**What to do**:
Write out all the entries word for word and omit any pictures.

(A block of data)
------------------------------------------------
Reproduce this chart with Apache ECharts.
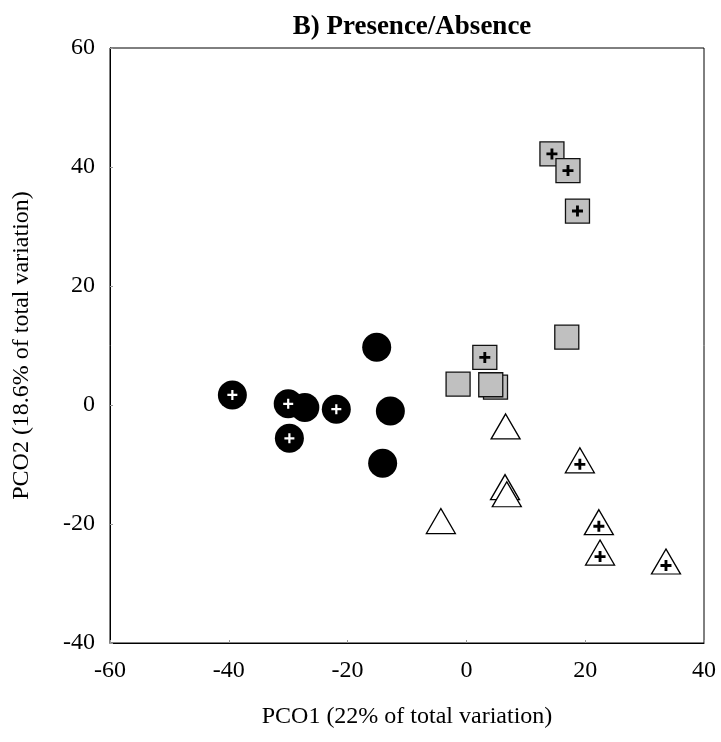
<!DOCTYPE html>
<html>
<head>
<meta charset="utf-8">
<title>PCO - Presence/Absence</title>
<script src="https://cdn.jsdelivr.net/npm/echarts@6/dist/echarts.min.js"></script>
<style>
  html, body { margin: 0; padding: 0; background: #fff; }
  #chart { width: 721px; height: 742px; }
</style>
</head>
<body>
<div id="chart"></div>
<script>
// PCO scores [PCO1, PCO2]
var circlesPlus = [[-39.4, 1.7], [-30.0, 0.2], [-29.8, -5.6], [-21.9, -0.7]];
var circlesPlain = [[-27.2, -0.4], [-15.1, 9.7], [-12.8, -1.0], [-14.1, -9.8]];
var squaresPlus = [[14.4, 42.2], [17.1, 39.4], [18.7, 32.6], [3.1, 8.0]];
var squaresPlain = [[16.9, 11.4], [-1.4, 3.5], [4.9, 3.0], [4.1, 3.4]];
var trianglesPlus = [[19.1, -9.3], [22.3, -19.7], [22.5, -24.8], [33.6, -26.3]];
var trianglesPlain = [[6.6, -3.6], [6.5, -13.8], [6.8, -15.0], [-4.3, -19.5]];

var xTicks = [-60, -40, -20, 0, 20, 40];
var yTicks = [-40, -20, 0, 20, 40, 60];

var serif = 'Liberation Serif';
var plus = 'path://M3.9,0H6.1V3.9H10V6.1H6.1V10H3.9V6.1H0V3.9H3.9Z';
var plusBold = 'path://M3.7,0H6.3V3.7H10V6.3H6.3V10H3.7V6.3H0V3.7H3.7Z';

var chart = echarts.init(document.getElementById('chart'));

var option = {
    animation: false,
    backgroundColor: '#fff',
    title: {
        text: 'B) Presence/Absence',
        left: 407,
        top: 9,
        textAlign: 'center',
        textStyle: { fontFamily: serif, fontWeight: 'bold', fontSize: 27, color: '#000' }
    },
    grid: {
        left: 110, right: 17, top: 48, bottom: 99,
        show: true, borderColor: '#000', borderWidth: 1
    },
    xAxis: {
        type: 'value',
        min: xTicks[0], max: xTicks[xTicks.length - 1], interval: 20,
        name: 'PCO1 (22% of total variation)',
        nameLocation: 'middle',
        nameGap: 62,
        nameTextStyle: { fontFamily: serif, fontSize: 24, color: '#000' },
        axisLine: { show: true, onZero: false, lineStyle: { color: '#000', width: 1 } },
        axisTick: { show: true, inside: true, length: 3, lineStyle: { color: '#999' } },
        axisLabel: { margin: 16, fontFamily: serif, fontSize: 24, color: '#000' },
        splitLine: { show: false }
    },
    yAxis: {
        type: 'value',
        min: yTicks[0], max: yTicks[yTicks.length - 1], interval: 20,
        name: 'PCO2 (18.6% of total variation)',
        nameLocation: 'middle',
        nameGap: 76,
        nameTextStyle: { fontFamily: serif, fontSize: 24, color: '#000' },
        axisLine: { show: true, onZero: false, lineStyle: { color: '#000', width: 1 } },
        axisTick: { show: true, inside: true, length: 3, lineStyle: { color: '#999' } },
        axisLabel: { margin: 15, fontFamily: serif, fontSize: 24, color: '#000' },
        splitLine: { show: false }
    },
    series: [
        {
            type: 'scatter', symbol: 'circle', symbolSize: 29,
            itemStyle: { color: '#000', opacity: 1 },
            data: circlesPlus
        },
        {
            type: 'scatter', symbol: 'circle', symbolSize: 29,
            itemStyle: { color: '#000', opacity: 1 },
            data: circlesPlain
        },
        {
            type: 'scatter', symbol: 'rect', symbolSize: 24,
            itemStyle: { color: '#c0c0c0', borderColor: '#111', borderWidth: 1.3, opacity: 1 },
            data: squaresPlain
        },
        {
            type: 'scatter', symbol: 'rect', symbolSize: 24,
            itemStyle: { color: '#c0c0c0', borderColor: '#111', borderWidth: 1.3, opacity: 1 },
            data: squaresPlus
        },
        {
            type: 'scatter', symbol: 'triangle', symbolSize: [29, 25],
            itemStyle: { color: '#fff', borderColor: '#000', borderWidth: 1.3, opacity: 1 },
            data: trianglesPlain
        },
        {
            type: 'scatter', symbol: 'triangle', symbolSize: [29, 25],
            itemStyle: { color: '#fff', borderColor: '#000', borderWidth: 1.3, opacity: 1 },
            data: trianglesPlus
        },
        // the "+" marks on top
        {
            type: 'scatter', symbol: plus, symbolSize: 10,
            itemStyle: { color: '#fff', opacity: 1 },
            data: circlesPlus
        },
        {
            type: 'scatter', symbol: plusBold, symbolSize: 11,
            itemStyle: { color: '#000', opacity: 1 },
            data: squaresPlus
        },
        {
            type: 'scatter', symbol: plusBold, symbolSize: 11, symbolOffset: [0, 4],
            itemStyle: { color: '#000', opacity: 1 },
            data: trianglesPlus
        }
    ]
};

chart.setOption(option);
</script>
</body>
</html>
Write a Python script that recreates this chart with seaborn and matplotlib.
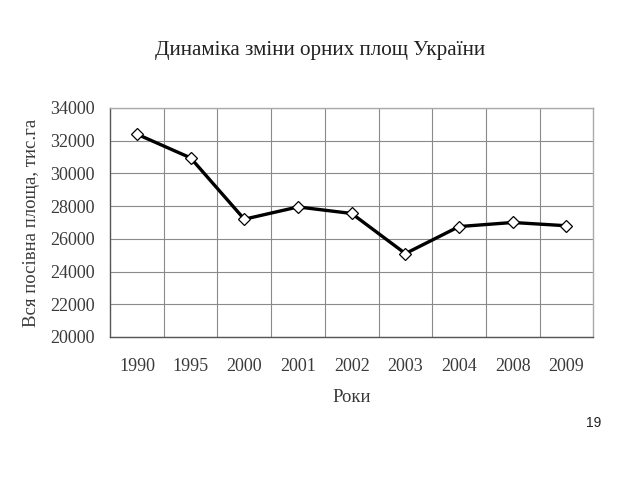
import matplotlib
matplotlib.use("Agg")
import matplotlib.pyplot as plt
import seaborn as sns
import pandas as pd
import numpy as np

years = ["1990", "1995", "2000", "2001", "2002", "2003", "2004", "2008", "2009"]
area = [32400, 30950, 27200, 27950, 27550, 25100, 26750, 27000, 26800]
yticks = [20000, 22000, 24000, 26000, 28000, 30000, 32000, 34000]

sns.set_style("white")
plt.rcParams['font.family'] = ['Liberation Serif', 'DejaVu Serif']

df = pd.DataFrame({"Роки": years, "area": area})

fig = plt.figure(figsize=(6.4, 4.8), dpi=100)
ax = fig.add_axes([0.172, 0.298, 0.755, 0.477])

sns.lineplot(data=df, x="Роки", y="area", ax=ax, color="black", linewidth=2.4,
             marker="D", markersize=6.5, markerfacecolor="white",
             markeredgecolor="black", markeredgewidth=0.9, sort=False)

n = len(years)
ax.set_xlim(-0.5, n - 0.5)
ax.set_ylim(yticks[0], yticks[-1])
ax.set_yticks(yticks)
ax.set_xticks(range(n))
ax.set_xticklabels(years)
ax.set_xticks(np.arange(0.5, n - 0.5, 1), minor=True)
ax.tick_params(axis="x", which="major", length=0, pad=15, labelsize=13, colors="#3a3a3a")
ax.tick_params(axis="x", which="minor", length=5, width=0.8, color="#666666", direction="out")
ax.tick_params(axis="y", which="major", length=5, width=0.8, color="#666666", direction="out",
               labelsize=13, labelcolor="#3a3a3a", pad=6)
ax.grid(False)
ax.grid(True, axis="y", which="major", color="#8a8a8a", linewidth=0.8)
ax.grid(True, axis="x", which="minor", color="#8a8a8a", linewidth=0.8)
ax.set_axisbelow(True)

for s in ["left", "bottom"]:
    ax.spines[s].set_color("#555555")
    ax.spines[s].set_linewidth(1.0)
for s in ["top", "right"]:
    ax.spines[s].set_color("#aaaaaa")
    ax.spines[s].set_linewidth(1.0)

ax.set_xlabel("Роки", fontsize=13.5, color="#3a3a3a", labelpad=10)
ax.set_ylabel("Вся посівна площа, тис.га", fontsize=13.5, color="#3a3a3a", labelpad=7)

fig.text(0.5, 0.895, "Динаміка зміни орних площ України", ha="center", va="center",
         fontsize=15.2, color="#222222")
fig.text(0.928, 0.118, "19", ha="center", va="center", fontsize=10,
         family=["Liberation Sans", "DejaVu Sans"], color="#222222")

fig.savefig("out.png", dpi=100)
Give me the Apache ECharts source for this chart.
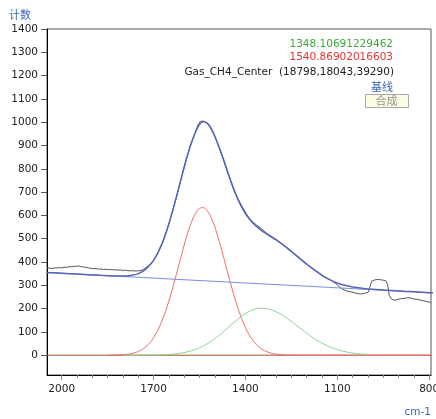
------------------------------------------------
**Exercise result**:
Reproduce this chart with Apache ECharts.
<!DOCTYPE html>
<html>
<head>
<meta charset="utf-8">
<title>PCO - Presence/Absence</title>
<script src="https://cdn.jsdelivr.net/npm/echarts@6/dist/echarts.min.js"></script>
<style>
  html, body { margin: 0; padding: 0; background: #fff; }
  #chart { width: 721px; height: 742px; }
</style>
</head>
<body>
<div id="chart"></div>
<script>
// PCO scores [PCO1, PCO2]
var circlesPlus = [[-39.4, 1.7], [-30.0, 0.2], [-29.8, -5.6], [-21.9, -0.7]];
var circlesPlain = [[-27.2, -0.4], [-15.1, 9.7], [-12.8, -1.0], [-14.1, -9.8]];
var squaresPlus = [[14.4, 42.2], [17.1, 39.4], [18.7, 32.6], [3.1, 8.0]];
var squaresPlain = [[16.9, 11.4], [-1.4, 3.5], [4.9, 3.0], [4.1, 3.4]];
var trianglesPlus = [[19.1, -9.3], [22.3, -19.7], [22.5, -24.8], [33.6, -26.3]];
var trianglesPlain = [[6.6, -3.6], [6.5, -13.8], [6.8, -15.0], [-4.3, -19.5]];

var xTicks = [-60, -40, -20, 0, 20, 40];
var yTicks = [-40, -20, 0, 20, 40, 60];

var serif = 'Liberation Serif';
var plus = 'path://M3.9,0H6.1V3.9H10V6.1H6.1V10H3.9V6.1H0V3.9H3.9Z';
var plusBold = 'path://M3.7,0H6.3V3.7H10V6.3H6.3V10H3.7V6.3H0V3.7H3.7Z';

var chart = echarts.init(document.getElementById('chart'));

var option = {
    animation: false,
    backgroundColor: '#fff',
    title: {
        text: 'B) Presence/Absence',
        left: 407,
        top: 9,
        textAlign: 'center',
        textStyle: { fontFamily: serif, fontWeight: 'bold', fontSize: 27, color: '#000' }
    },
    grid: {
        left: 110, right: 17, top: 48, bottom: 99,
        show: true, borderColor: '#000', borderWidth: 1
    },
    xAxis: {
        type: 'value',
        min: xTicks[0], max: xTicks[xTicks.length - 1], interval: 20,
        name: 'PCO1 (22% of total variation)',
        nameLocation: 'middle',
        nameGap: 62,
        nameTextStyle: { fontFamily: serif, fontSize: 24, color: '#000' },
        axisLine: { show: true, onZero: false, lineStyle: { color: '#000', width: 1 } },
        axisTick: { show: true, inside: true, length: 3, lineStyle: { color: '#999' } },
        axisLabel: { margin: 16, fontFamily: serif, fontSize: 24, color: '#000' },
        splitLine: { show: false }
    },
    yAxis: {
        type: 'value',
        min: yTicks[0], max: yTicks[yTicks.length - 1], interval: 20,
        name: 'PCO2 (18.6% of total variation)',
        nameLocation: 'middle',
        nameGap: 76,
        nameTextStyle: { fontFamily: serif, fontSize: 24, color: '#000' },
        axisLine: { show: true, onZero: false, lineStyle: { color: '#000', width: 1 } },
        axisTick: { show: true, inside: true, length: 3, lineStyle: { color: '#999' } },
        axisLabel: { margin: 15, fontFamily: serif, fontSize: 24, color: '#000' },
        splitLine: { show: false }
    },
    series: [
        {
            type: 'scatter', symbol: 'circle', symbolSize: 29,
            itemStyle: { color: '#000', opacity: 1 },
            data: circlesPlus
        },
        {
            type: 'scatter', symbol: 'circle', symbolSize: 29,
            itemStyle: { color: '#000', opacity: 1 },
            data: circlesPlain
        },
        {
            type: 'scatter', symbol: 'rect', symbolSize: 24,
            itemStyle: { color: '#c0c0c0', borderColor: '#111', borderWidth: 1.3, opacity: 1 },
            data: squaresPlain
        },
        {
            type: 'scatter', symbol: 'rect', symbolSize: 24,
            itemStyle: { color: '#c0c0c0', borderColor: '#111', borderWidth: 1.3, opacity: 1 },
            data: squaresPlus
        },
        {
            type: 'scatter', symbol: 'triangle', symbolSize: [29, 25],
            itemStyle: { color: '#fff', borderColor: '#000', borderWidth: 1.3, opacity: 1 },
            data: trianglesPlain
        },
        {
            type: 'scatter', symbol: 'triangle', symbolSize: [29, 25],
            itemStyle: { color: '#fff', borderColor: '#000', borderWidth: 1.3, opacity: 1 },
            data: trianglesPlus
        },
        // the "+" marks on top
        {
            type: 'scatter', symbol: plus, symbolSize: 10,
            itemStyle: { color: '#fff', opacity: 1 },
            data: circlesPlus
        },
        {
            type: 'scatter', symbol: plusBold, symbolSize: 11,
            itemStyle: { color: '#000', opacity: 1 },
            data: squaresPlus
        },
        {
            type: 'scatter', symbol: plusBold, symbolSize: 11, symbolOffset: [0, 4],
            itemStyle: { color: '#000', opacity: 1 },
            data: trianglesPlus
        }
    ]
};

chart.setOption(option);
</script>
</body>
</html>
Write a Python script that recreates this chart with seaborn and matplotlib.
import matplotlib
matplotlib.use("Agg")
import matplotlib.pyplot as plt
import seaborn as sns
import pandas as pd
import numpy as np

years = ["1990", "1995", "2000", "2001", "2002", "2003", "2004", "2008", "2009"]
area = [32400, 30950, 27200, 27950, 27550, 25100, 26750, 27000, 26800]
yticks = [20000, 22000, 24000, 26000, 28000, 30000, 32000, 34000]

sns.set_style("white")
plt.rcParams['font.family'] = ['Liberation Serif', 'DejaVu Serif']

df = pd.DataFrame({"Роки": years, "area": area})

fig = plt.figure(figsize=(6.4, 4.8), dpi=100)
ax = fig.add_axes([0.172, 0.298, 0.755, 0.477])

sns.lineplot(data=df, x="Роки", y="area", ax=ax, color="black", linewidth=2.4,
             marker="D", markersize=6.5, markerfacecolor="white",
             markeredgecolor="black", markeredgewidth=0.9, sort=False)

n = len(years)
ax.set_xlim(-0.5, n - 0.5)
ax.set_ylim(yticks[0], yticks[-1])
ax.set_yticks(yticks)
ax.set_xticks(range(n))
ax.set_xticklabels(years)
ax.set_xticks(np.arange(0.5, n - 0.5, 1), minor=True)
ax.tick_params(axis="x", which="major", length=0, pad=15, labelsize=13, colors="#3a3a3a")
ax.tick_params(axis="x", which="minor", length=5, width=0.8, color="#666666", direction="out")
ax.tick_params(axis="y", which="major", length=5, width=0.8, color="#666666", direction="out",
               labelsize=13, labelcolor="#3a3a3a", pad=6)
ax.grid(False)
ax.grid(True, axis="y", which="major", color="#8a8a8a", linewidth=0.8)
ax.grid(True, axis="x", which="minor", color="#8a8a8a", linewidth=0.8)
ax.set_axisbelow(True)

for s in ["left", "bottom"]:
    ax.spines[s].set_color("#555555")
    ax.spines[s].set_linewidth(1.0)
for s in ["top", "right"]:
    ax.spines[s].set_color("#aaaaaa")
    ax.spines[s].set_linewidth(1.0)

ax.set_xlabel("Роки", fontsize=13.5, color="#3a3a3a", labelpad=10)
ax.set_ylabel("Вся посівна площа, тис.га", fontsize=13.5, color="#3a3a3a", labelpad=7)

fig.text(0.5, 0.895, "Динаміка зміни орних площ України", ha="center", va="center",
         fontsize=15.2, color="#222222")
fig.text(0.928, 0.118, "19", ha="center", va="center", fontsize=10,
         family=["Liberation Sans", "DejaVu Sans"], color="#222222")

fig.savefig("out.png", dpi=100)
Give me the Apache ECharts source for this chart.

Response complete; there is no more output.